Reviews of Attainable Hi-Fi & Home-Theater Equipment


Super Duper Alice CooperEagle Vision EV306599
Format: DVD

Musical Performance ****
Sound Quality ***1/2
Picture Quality ***1/2
Overall Enjoyment ****

 

It’s easy to forget just how shocking Alice Cooper was to parents and church leaders 40 years ago, but even now, the concert footage in Super Duper Alice Cooper is a reminder of how outrageously offensive the band was to polite society. They brought rock theatrics to a new level of sophistication and influenced other performers, especially Marilyn Manson. The glam rock of the 1970s that brought Mott the Hoople and David Bowie to prominence is hard to imagine without Cooper’s androgynous attire and makeup.

The Alice Cooper story begins in Detroit in 1948, with the birth of Vincent Damon Furnier. “I lived a really all-American childhood,” Furnier tells us over a series of photos from his childhood. “My dad was a pastor, so I was in church on Wednesday night, Friday night, all day Sunday, and I didn’t lie, steal, or swear. I was the perfect ’50s kid.” Because of young Vincent’s poor health, Furnier’s family moved to Phoenix, where, in a high school art class, he met Dennis Dunaway. The two shared a passion for Dada and surrealism and, soon, the Beatles. They decided to put together an impromptu band for a talent show and enrolled guitarist Glen Buxton, at that point the only one of the three who knew how to play an instrument.

The band, joined by guitarist Michael Bruce and drummer Neal Smith, and with Dunaway on bass, worked hard, got tighter, became a local sensation as the Spiders, and in 1967 moved to Los Angeles to take a shot at stardom. Directors Sam Dunn, Reginald Harkema, and Scot McFadyen cram a lot of information into the film’s first 15 minutes, but good editing and a selection of stock footage and personal photos from the band well capture the times and places.

Things moved fast in L.A. for the Spiders, who changed their name to the Nazz (this was not Todd Rundgren’s group of the same name, founded in Philadelphia in 1967). They met the GTOs (Girls Together Outrageously), a group of singers who were living in the basement of Frank Zappa’s cabin in Laurel Canyon. The band consulted a Ouija board for a new name, and Alice Cooper became both that name and Furnier’s alter ego. They took on and adapted the GTOs’ unique appearance by wearing eye makeup and glittering attire they picked up at thrift shops. Zappa produced their first two LPs, Pretties for You and Easy Action, for his Straight Records label. They utterly flopped, and their shows alienated as many people as they attracted.

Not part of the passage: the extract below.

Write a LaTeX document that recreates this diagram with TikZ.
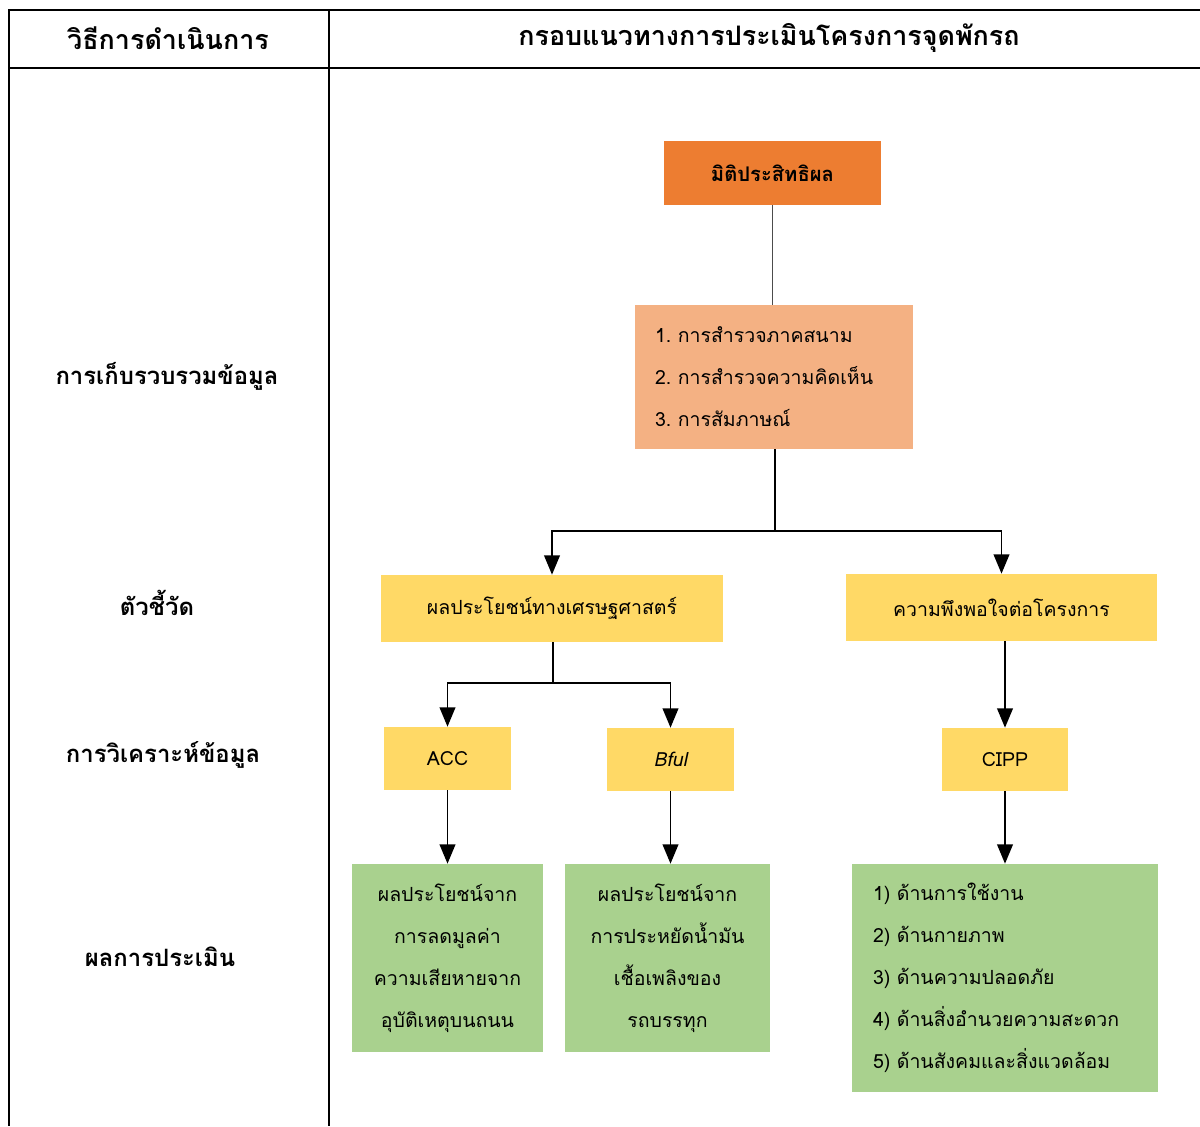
\documentclass[tikz,border=0pt]{standalone}
\usepackage{fontspec}
\setmainfont[Script=Thai]{Loma}
\usetikzlibrary{arrows.meta}
\definecolor{dimorange}{HTML}{ED7D31}
\definecolor{methodpeach}{HTML}{F4B183}
\definecolor{indyellow}{HTML}{FFD966}
\definecolor{resgreen}{HTML}{A9D18E}
\begin{document}
\begin{tikzpicture}[x=0.02cm,y=-0.02cm,
  tline/.style={line width=1.1pt},
  arr/.style={line width=0.8pt,-{Triangle[length=11pt,width=9pt]}},
  box/.style={inner sep=0pt, align=center, font=\fontsize{11.1}{23.9}\selectfont},
  rowlabel/.style={font=\fontsize{13.6}{16}\selectfont\bfseries},
  headlabel/.style={font=\fontsize{15.3}{18}\selectfont\bfseries}]
\useasboundingbox (0,0) rectangle (1200,1126);
% table
\draw[tline] (8,10) -- (1200,10);
\draw[tline] (8,68) -- (1200,68);
\draw[tline] (9,10) -- (9,1126);
\draw[tline] (329,10) -- (329,1126);
\node[headlabel] (hmethod) at (168,38) {วิธีการดำเนินการ};
\node[headlabel] (hframe) at (769,38) {กรอบแนวทางการประเมินโครงการจุดพักรถ};
\node[rowlabel] (rcollect) at (167,376) {การเก็บรวบรวมข้อมูล};
\node[rowlabel] (rindic) at (157,603) {ตัวชี้วัด};
\node[rowlabel] (ranalys) at (163,755) {การวิเคราะห์ข้อมูล};
\node[rowlabel] (rresult) at (160,957) {ผลการประเมิน};
% boxes
\node[box, fill=dimorange, minimum width=4.34cm, minimum height=1.28cm, font=\fontsize{11.5}{15}\selectfont\bfseries] (effect) at (772.5,173) {มิติประสิทธิผล};
\node[box, fill=methodpeach, minimum width=5.56cm, minimum height=2.88cm, align=left, text width=4.76cm, inner xsep=0.4cm] (survey) at (774,377)
  {1.~การสำรวจภาคสนาม\\2.~การสำรวจความคิดเห็น\\3.~การสัมภาษณ์};
\node[box, fill=indyellow, minimum width=6.84cm, minimum height=1.34cm] (econ) at (552,608.5) {ผลประโยชน์ทางเศรษฐศาสตร์};
\node[box, fill=indyellow, minimum width=6.22cm, minimum height=1.34cm] (satis) at (1001.5,607.5) {ความพึงพอใจต่อโครงการ};
\node[box, fill=indyellow, minimum width=2.54cm, minimum height=1.26cm] (acc) at (447.5,758.5) {ACC};
\node[box, fill=indyellow, minimum width=2.54cm, minimum height=1.26cm] (bful) at (670.5,759.5) {\itshape Bful};
\node[box, fill=indyellow, minimum width=2.52cm, minimum height=1.26cm] (cipp) at (1005,759.5) {CIPP};
\node[box, fill=resgreen, minimum width=3.82cm, minimum height=3.76cm] (accres) at (447.5,958)
  {ผลประโยชน์จาก\\การลดมูลค่า\\ความเสียหายจาก\\อุบัติเหตุบนถนน};
\node[box, fill=resgreen, minimum width=4.1cm, minimum height=3.76cm] (bfulres) at (667.5,958)
  {ผลประโยชน์จาก\\การประหยัดน้ำมัน\\เชื้อเพลิงของ\\รถบรรทุก};
\node[box, fill=resgreen, minimum width=6.12cm, minimum height=4.56cm, align=left, text width=5.28cm, inner xsep=0.42cm] (cippres) at (1005,978)
  {1)~ด้านการใช้งาน\\2)~ด้านกายภาพ\\3)~ด้านความปลอดภัย\\4)~ด้านสิ่งอำนวยความสะดวก\\5)~ด้านสังคมและสิ่งแวดล้อม};
% connectors
\coordinate (split1) at (775,531);
\coordinate (split2) at (553,683);
\draw[gray!60!black, line width=0.8pt] (effect.south) -- (effect.south |- survey.north);
\draw[line width=0.8pt] (survey.south -| split1) -- (split1);
\draw[arr] (split1) -| (econ.north);
\draw[arr] (split1) -| (satis.north);
\draw[line width=0.8pt] (econ.south -| split2) -- (split2);
\draw[arr] (split2) -| (acc.north);
\draw[arr] (split2) -| (bful.north);
\draw[arr] (cipp.north |- satis.south) -- (cipp.north);
\draw[arr] (acc.south) -- (accres.north);
\draw[arr] (bful.south) -- (bful.south |- bfulres.north);
\draw[arr] (cipp.south) -- (cippres.north);
\end{tikzpicture}
\end{document}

Alice Cooper left L.A. in debt and, through a chance booking by their manager, Shep Gordon, ended up in Detroit. They played with the MC5 and the Stooges and toughened up. In L.A. they had been, at best, an interesting psychedelic band. In Detroit they kept the stage antics that had made them infamous in L.A., but added some Motor City rock’n’roll grit to their game. The film’s directors use well-chosen footage to contrast the brightness of the West Coast with Detroit’s industrial grime, and the brief filmed appearances of the MC5 and the Stooges are testaments to how powerful those bands were onstage.

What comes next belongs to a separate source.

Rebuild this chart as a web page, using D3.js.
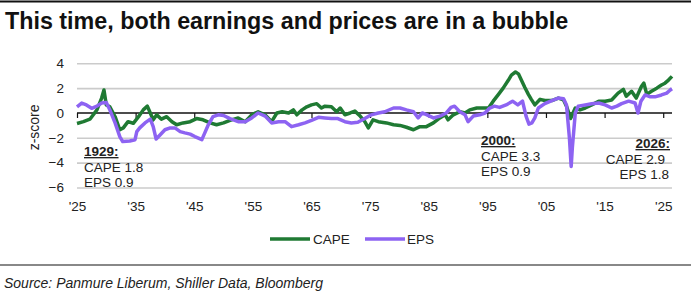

Gordon approached producer Bob Ezrin (Pink Floyd, Peter Gabriel, Lou Reed, Kiss) to oversee Alice Cooper’s third album. Ezrin balked until he saw the band onstage, then produced Love It to Death -- released in 1971, it was their breakthrough album. As the band’s popularity grew, Alice Cooper himself became the center of attention, and the other musicians seemed to take a back seat. It didn’t help that, from 1971 to 1974, they made and released five albums. After Muscle of Love (1974), the group disbanded and Cooper began a solo career; it did well, but he descended into alcohol abuse.

Super Duper Alice Cooper

Cooper rehabbed and began working with Elton John’s lyricist, Bernie Taupin. Although success continued, Cooper starting doing cocaine, which nearly killed him. He returned to Phoenix, where his parents nursed him back to health. It was now the ’80s, and Cooper could plug back into the rock world, then dominated by the glam-metal bands he had influenced. He’s remained clean since 1986, and still records and performs.

Super Duper Alice Cooper is most exciting when it recounts the years leading up to the band’s stardom. The film captures the excitement of the ’60s, when rock was establishing itself as a cultural powerhouse, and there are occasional reminders of how much things have changed. Record companies no longer give bands three albums to find their way, and with the demise of AM radio, it’s no longer possible for a station to help push a single into the Top 40, as CKLW in Canada could do for “I’m Eighteen” because its signal reached as far as Chicago, Detroit, and St. Louis.

As an authorized film biography, Super Duper Alice Cooper omits some things. There’s no mention, for instance, of what happened to Michael Bruce or the late Glen Buxton (1947-1997) after the band broke up. On the whole, the film is a good retelling of a rock story, with Cooper and Dunaway providing most of the narrative, but the last 20 minutes or so could have been more tightly edited to keep things moving along.

Bonus material, including recent interviews with Cooper and Dunaway and deleted scenes, fill out the story and, for once, are worthwhile inclusions. Older footage is somewhat grainy, which gives the film some period authenticity, and the sound, especially for the concert footage, is good overall. Cooper fans will want to see it, but rock fans interested in reliving the late 1960s and early ’70s will especially enjoy the first hour.